Let $F$ and $K$ be arbitrary fields, and let $K$ be an extension of $F$ of finite degree. Then there exists an element $\alpha\in K$ such that $K=F(\alpha)$ if and only if there are finitely many fields $L$ with $F\subseteq L\subseteq K$.

###### Proof.

Suppose first that $K=F(\alpha)$. Since $K/F$ is finite, $\alpha$ is algebraic over $F$. Let $m(x)$ be the minimal polynomial of $\alpha$ over $F$. Now, let $L$ be an intermediary field with $F\subseteq L\subseteq K$ and let $m^{{\prime}}(x)$ be the minimal polynomial of $\alpha$ over $L$. Also, let $L^{{\prime}}$ be the field generated by the coefficients of the polynomial $m^{{\prime}}(x)$. Thus, the minimal polynomial of $\alpha$ over $L^{{\prime}}$ is still $m^{{\prime}}(x)$ and $L^{{\prime}}\subseteq L$. By the properties of the minimal polynomial, and since $m(\alpha)=0$, we have a divisibility $m^{{\prime}}(x)|m(x)$, and so:

$[K:L]=\deg(m^{{\prime}}(x))=[K:L^{{\prime}}].$ |

Since we know that $L^{{\prime}}\subseteq L$, this implies that $L^{{\prime}}=L$. Thus, this shows that each intermediary subfield $F\subseteq L\subseteq K$ corresponds with the field of definition of a (monic) factor of $m(x)$. Since the polynomial $m(x)$ has only finitely many monic factors, we conclude that there can be only finitely many subfields of $K$ containing $F$.

Now suppose conversely that there are only finitely many such intermediary fields $L$. If $F$ is a finite field, then so is $K$, and we have an explicit description of all such possibilities; all such extensions are generated by a single element.

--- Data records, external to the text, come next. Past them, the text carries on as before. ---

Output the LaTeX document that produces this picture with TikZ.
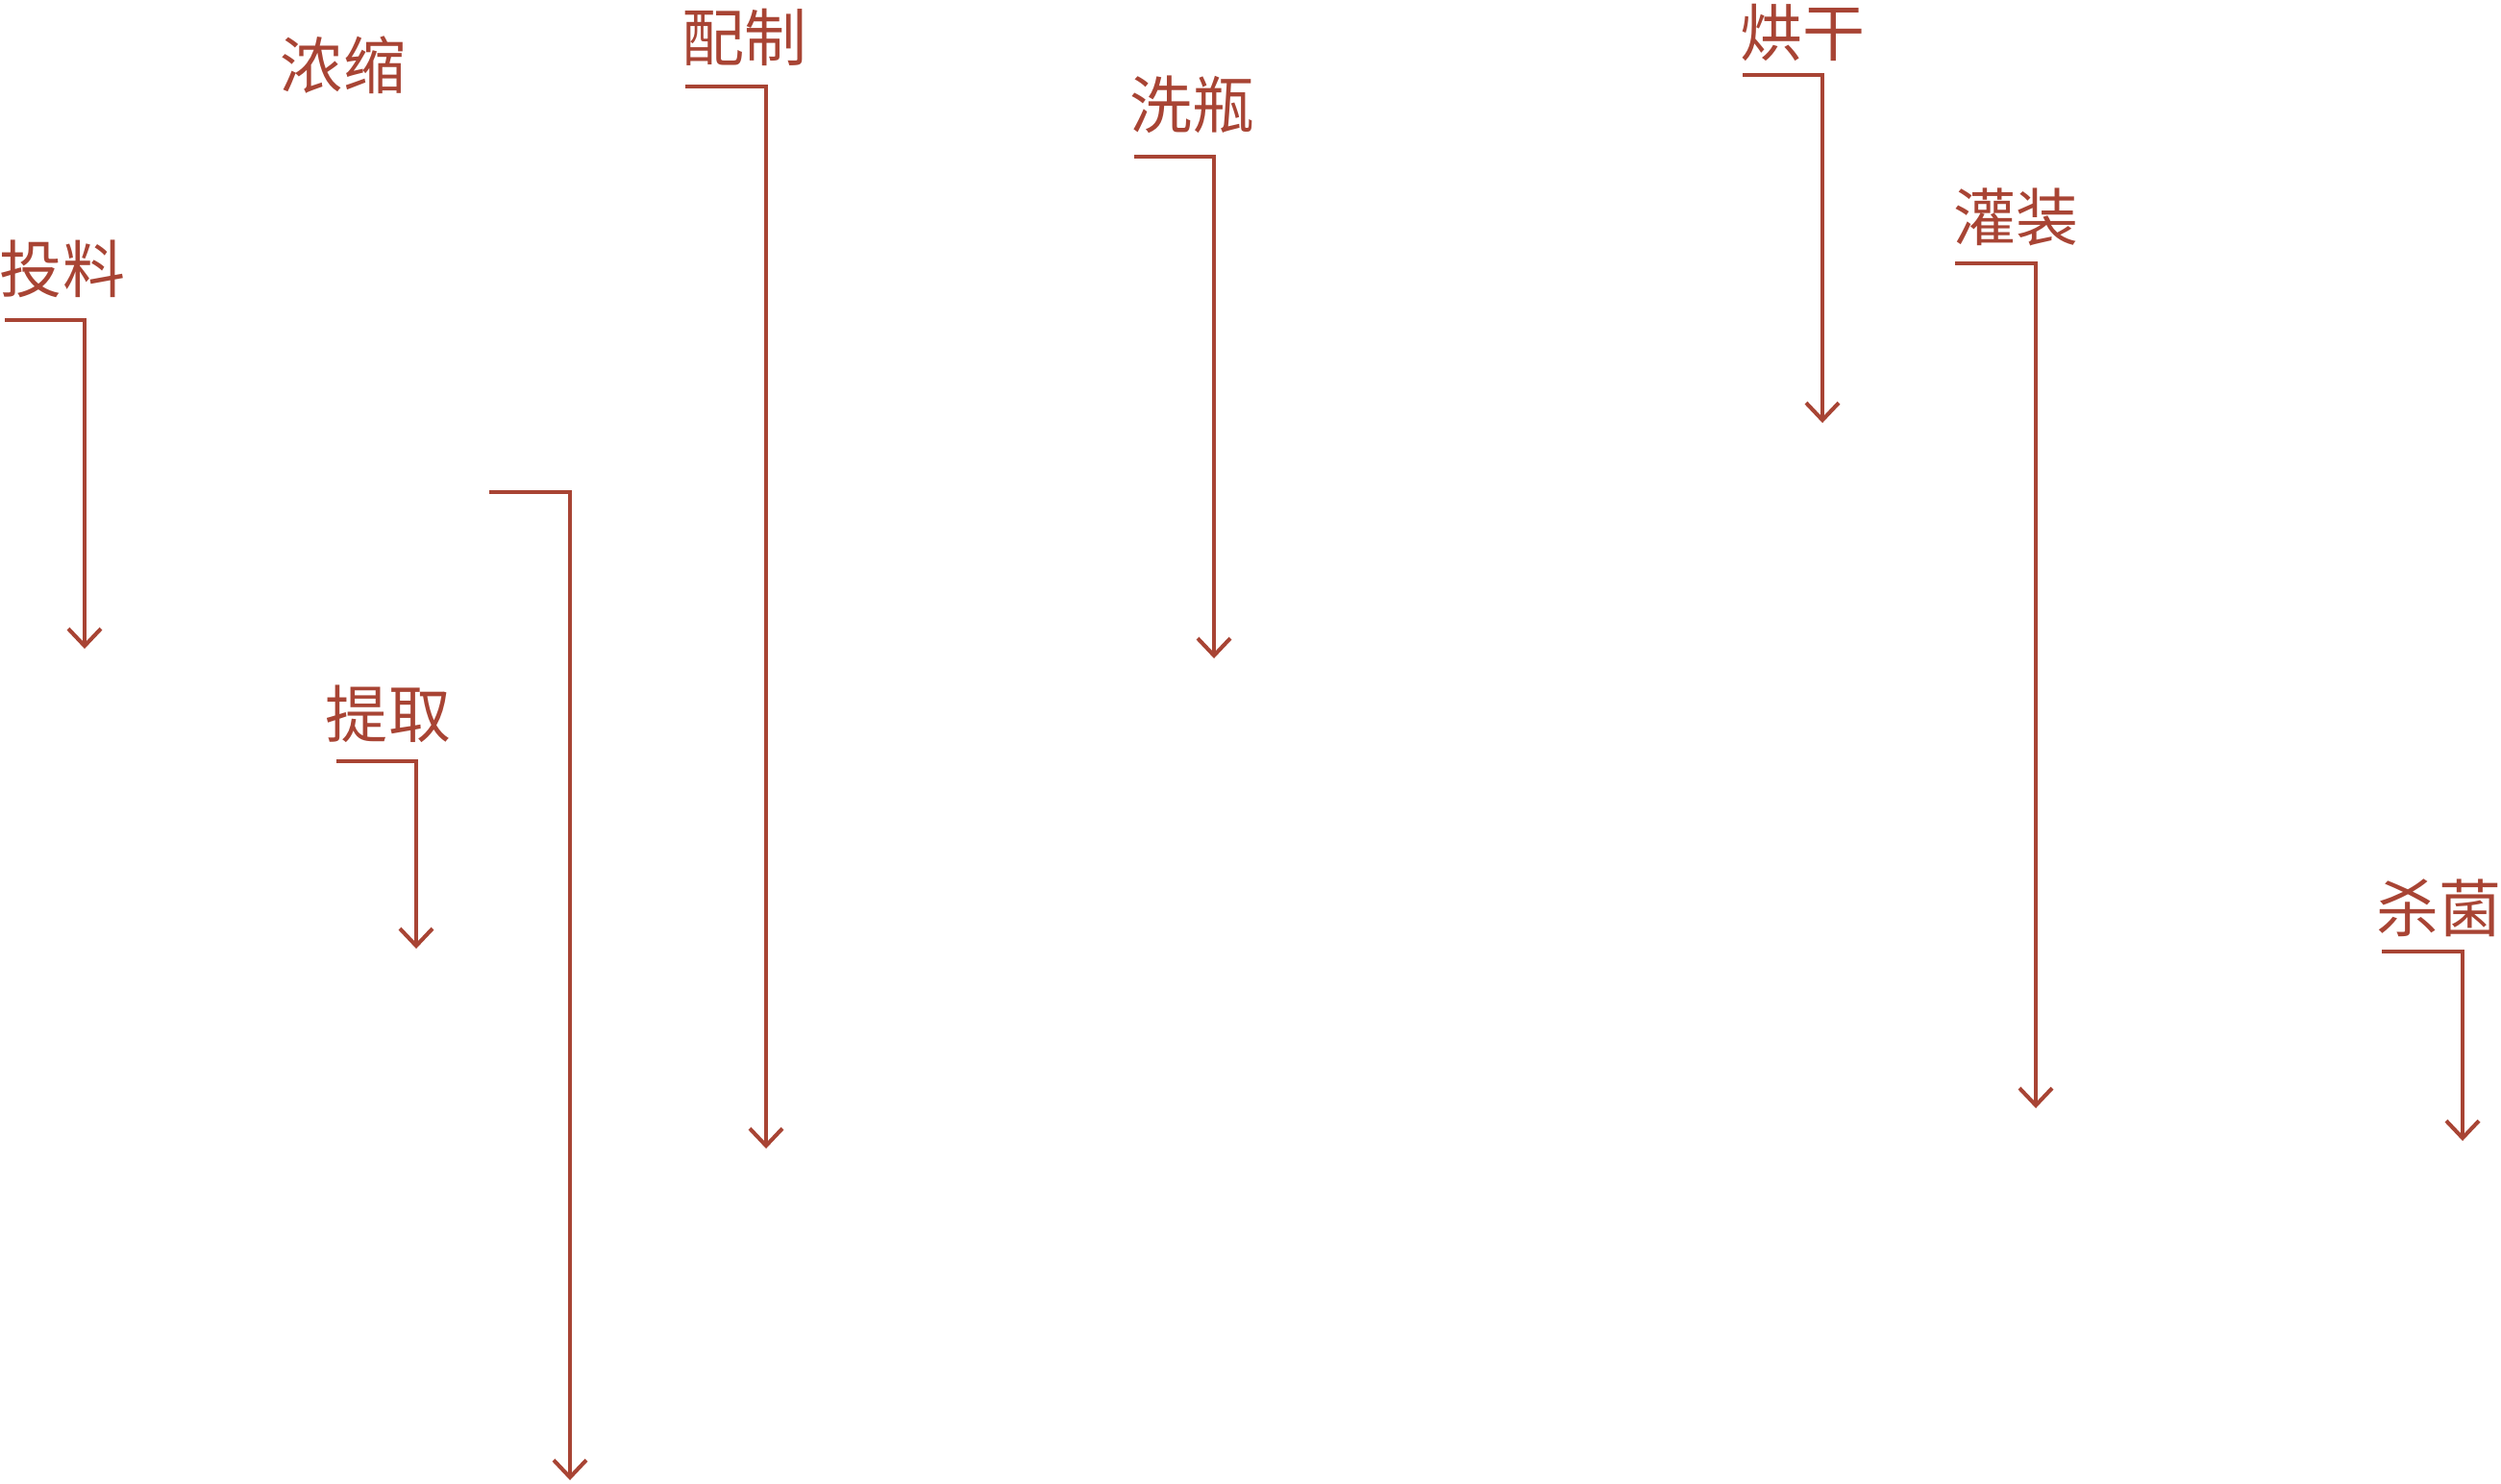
\documentclass[tikz,border=0pt]{standalone}
\usepackage{fontspec}
\newfontfamily\cjk{Noto Sans CJK SC}
\usetikzlibrary{arrows.meta}
\definecolor{rust}{RGB}{168,68,52}
\begin{document}
\begin{tikzpicture}[x=0.02cm,y=-0.02cm,
  lbl/.style={inner sep=0pt,text=rust,font=\cjk\fontsize{37}{40}\selectfont},
  flow/.style={draw=rust,line width=2.3pt,line join=miter,
    -{Straight Barb[length=0.36cm,width=0.68cm,line width=2.3pt]}}]
\useasboundingbox (0,0) rectangle (2602,1543);
% labels
\node[lbl] (t1) at (65,280) {投料};
\node[lbl] (t2) at (357,68) {浓缩};
\node[lbl] (t3) at (404,743) {提取};
\node[lbl] (t4) at (774,39) {配制};
\node[lbl] (t5) at (1240,109) {洗瓶};
\node[lbl] (t6) at (1875,34) {烘干};
\node[lbl] (t7) at (2097,226) {灌装};
\node[lbl] (t8) at (2537,945) {杀菌};
% connector endpoints
\coordinate (s1) at (5,333);    \coordinate (e1) at (88,675);
\coordinate (s2) at (509,512);  \coordinate (e2) at (593,1540);
\coordinate (s3) at (350,792);  \coordinate (e3) at (433,987);
\coordinate (s4) at (713,90);   \coordinate (e4) at (797,1195);
\coordinate (s5) at (1180,163); \coordinate (e5) at (1263,685);
\coordinate (s6) at (1813,78);  \coordinate (e6) at (1896,440);
\coordinate (s7) at (2034,274); \coordinate (e7) at (2118,1153);
\coordinate (s8) at (2478,990); \coordinate (e8) at (2562,1187);
\foreach \i in {1,...,8}{\draw[flow] (s\i) -| (e\i);}
\end{tikzpicture}
\end{document}
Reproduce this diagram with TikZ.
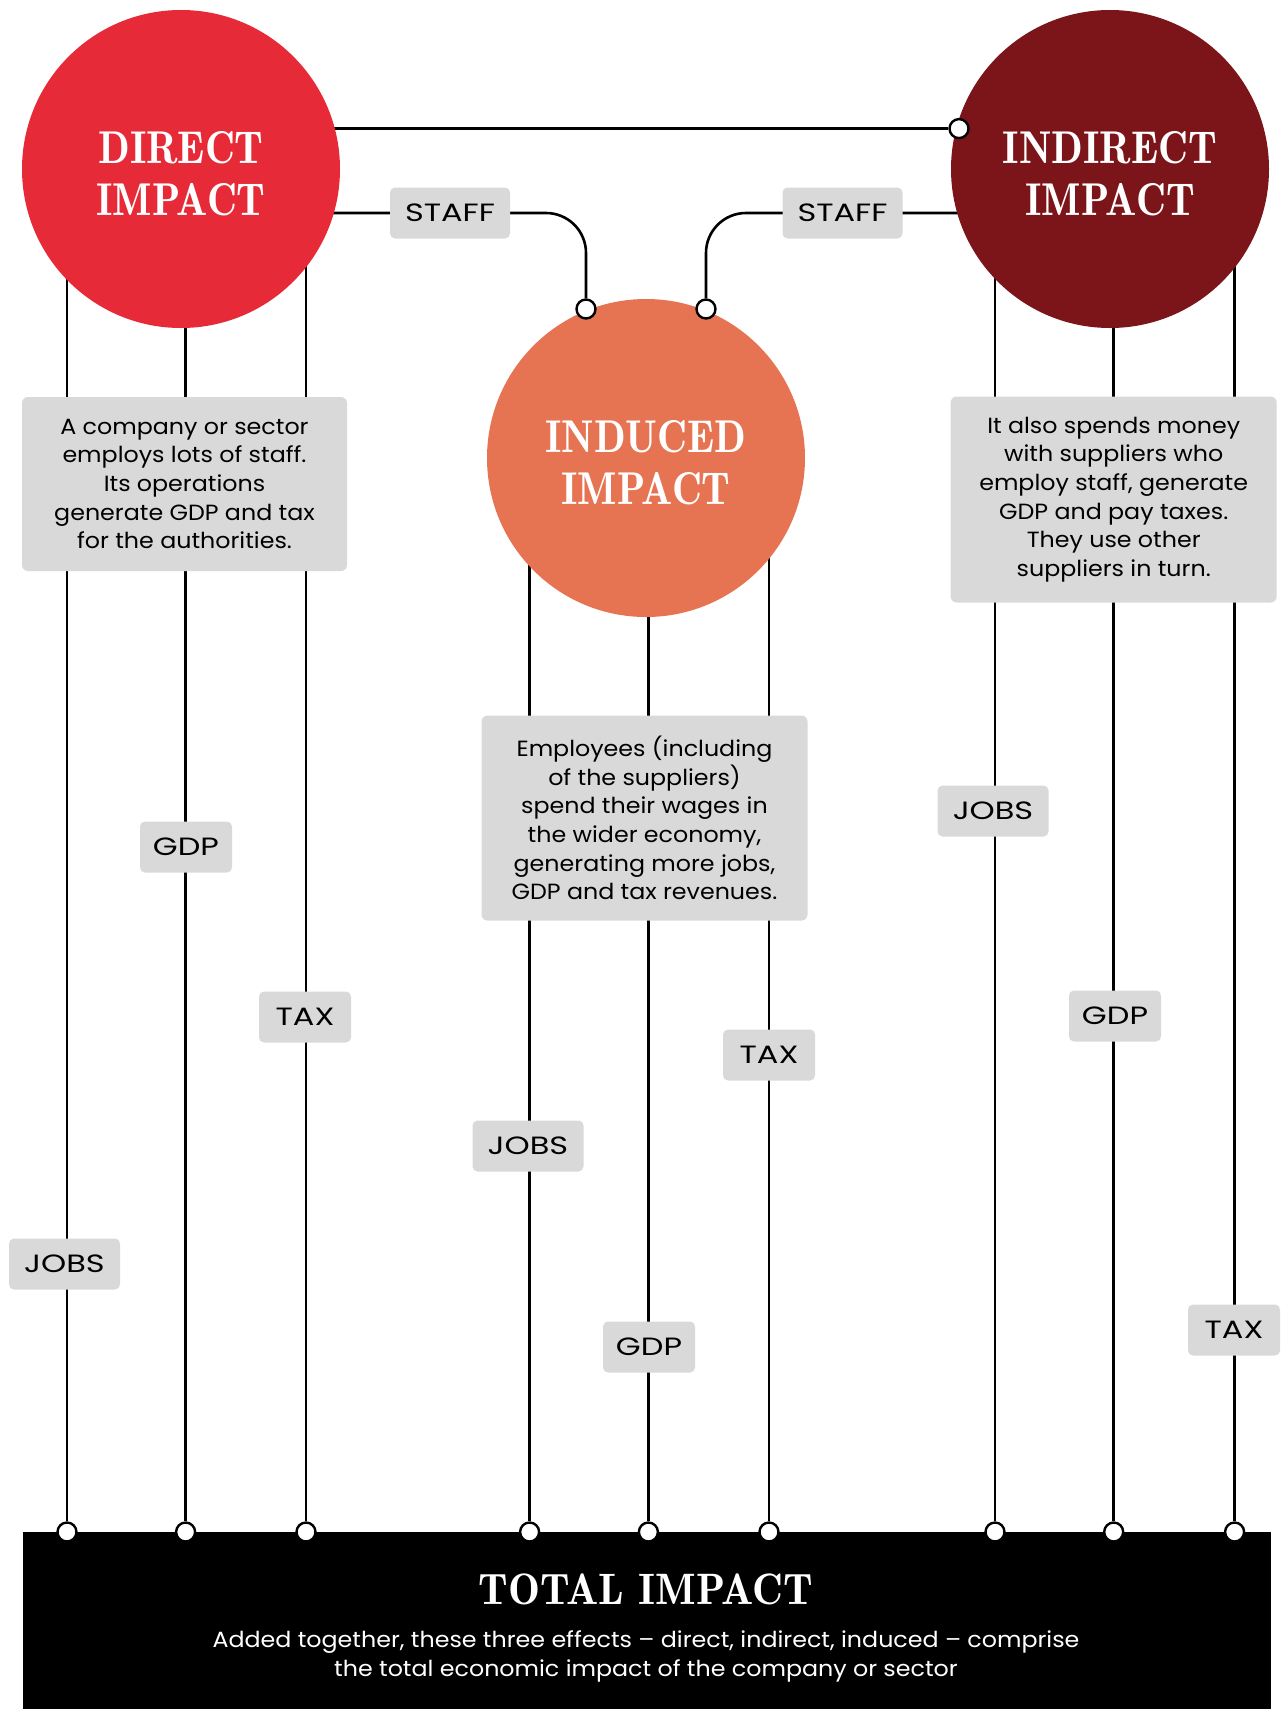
\documentclass[tikz,border=0pt]{standalone}
\usepackage{fontspec}
\usepackage{graphicx}
\newfontfamily\bodyf{Poppins}
\newfontfamily\didone[Extension=.otf]{lmromandemi10-regular}
\definecolor{cdirect}{RGB}{231,42,55}
\definecolor{cindirect}{RGB}{123,21,25}
\definecolor{cinduced}{RGB}{230,116,82}
\definecolor{boxgray}{RGB}{217,217,217}
\newcommand{\cond}[1]{\scalebox{0.9}[1]{#1}}
\newcommand{\descfont}{\bodyf\addfontfeatures{FakeStretch=1.08}\fontsize{22}{28.7}\selectfont}
\newcommand{\labfont}{\bodyf\addfontfeatures{FakeStretch=1.28}\fontsize{25}{30}\selectfont}
\pgfdeclarelayer{bg}
\pgfsetlayers{bg,main}
\begin{document}
\begin{tikzpicture}[x=1pt,y=-1pt,
  conn/.style={line width=2.6pt, draw=black},
  mk/.style={circle, draw=black, fill=white, line width=2.4pt, minimum size=19pt, inner sep=0pt},
  bubble/.style={circle, minimum size=318pt, inner sep=0pt},
  title/.style={text=white, align=center, inner sep=0pt, font=\didone\fontsize{46}{52}\selectfont},
  lab/.style={fill=boxgray, rounded corners=5pt, minimum height=51pt, inner sep=0pt, font=\labfont},
  desc/.style={fill=boxgray, rounded corners=6pt, inner sep=0pt, align=center, font=\descfont}]
\useasboundingbox (0,0) rectangle (1287,1709);
% circles
\node[bubble, fill=cdirect] (direct) at (181,169) {};
\node[bubble, fill=cindirect] (indirect) at (1110,169) {};
\node[bubble, fill=cinduced] (induced) at (646,458) {};
\node[title] (dtitle) at (181,174) {\cond{DIRECT}\\\cond{IMPACT}};
\node[title] (ititle) at (1110,174) {\cond{INDIRECT}\\\cond{IMPACT}};
\node[title] (utitle) at (646,463) {\cond{INDUCED}\\\cond{IMPACT}};
% total box
\node[fill=black, minimum width=1248pt, minimum height=177pt, inner sep=0pt] (total) at (647,1620.5) {};
\node[text=white, inner sep=0pt, font=\didone\fontsize{44}{50}\selectfont] (totalt) at (646,1589) {\scalebox{0.97}[1]{TOTAL IMPACT}};
\node[text=white, align=center, font=\descfont] (totals) at (646,1656.5) {Added together, these three effects – direct, indirect, induced – comprise\\the total economic impact of the company or sector};
% descriptions
\node[desc, minimum width=325pt, minimum height=174pt] (ddesc) at (184.5,484) {A company or sector\\employs lots of staff.\\Its operations\\generate GDP and tax\\for the authorities.};
\node[desc, minimum width=326pt, minimum height=205pt] (udesc) at (644.5,818) {Employees (including\\of the suppliers)\\spend their wages in\\the wider economy,\\generating more jobs,\\GDP and tax revenues.};
\node[desc, minimum width=326pt, minimum height=206pt] (idesc) at (1113.7,499.5) {It also spends money\\with suppliers who\\employ staff, generate\\GDP and pay taxes.\\They use other\\suppliers in turn.};
% staff labels
\node[lab, minimum width=120pt] (staffL) at (450,213) {STAFF};
\node[lab, minimum width=120pt] (staffR) at (842.5,213) {STAFF};
% column labels
\node[lab, minimum width=92pt] (dgdp) at (186,847) {GDP};
\node[lab, minimum width=92pt] (dtax) at (305,1017) {TAX};
\node[lab, minimum width=111pt] (djobs) at (64.5,1264) {JOBS};
\node[lab, minimum width=111pt] (ujobs) at (528,1146) {JOBS};
\node[lab, minimum width=92pt] (ugdp) at (649,1347) {GDP};
\node[lab, minimum width=92pt] (utax) at (769,1055) {TAX};
\node[lab, minimum width=111pt] (ijobs) at (993,811) {JOBS};
\node[lab, minimum width=92pt] (igdp) at (1115,1016) {GDP};
\node[lab, minimum width=92pt] (itax) at (1234,1330) {TAX};
% markers
\node[mk] (mtop) at (959,128.6) {};
\node[mk] (ms1) at (586,309) {};
\node[mk] (ms2) at (706,309) {};
\foreach \n/\x in {d1/67,d2/185.6,d3/306,u1/529.6,u2/648.4,u3/769,i1/995,i2/1113.7,i3/1234.6}{
  \node[mk] (m\n) at (\x,1532) {};
}
\begin{pgfonlayer}{bg}
\draw[conn] (direct.center |- mtop) -- (mtop);
\draw[conn, rounded corners=40pt] (direct.center |- staffL) -- (ms1 |- staffL) -- (ms1);
\draw[conn, rounded corners=40pt] (indirect.center |- staffR) -- (ms2 |- staffR) -- (ms2);
\foreach \n in {d1,d2,d3}{\draw[conn] (m\n) -- (m\n |- direct.center);}
\foreach \n in {u1,u2,u3}{\draw[conn] (m\n) -- (m\n |- induced.center);}
\foreach \n in {i1,i2,i3}{\draw[conn] (m\n) -- (m\n |- indirect.center);}
\end{pgfonlayer}
\end{tikzpicture}
\end{document}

So assume $F$ (and therefore $K$) are infinite. Let $\alpha_{1},\alpha_{2},\ldots,\alpha_{n}$ be a basis for $K$ over $F$. Then $K=F(\alpha_{1},\ldots,\alpha_{n})$. So if we can show that any field extension generated by two elements is also generated by one element, we will be done: simply apply the result to the last two elements $\alpha_{{j-1}}$ and $\alpha_{j}$ repeatedly until only one is left.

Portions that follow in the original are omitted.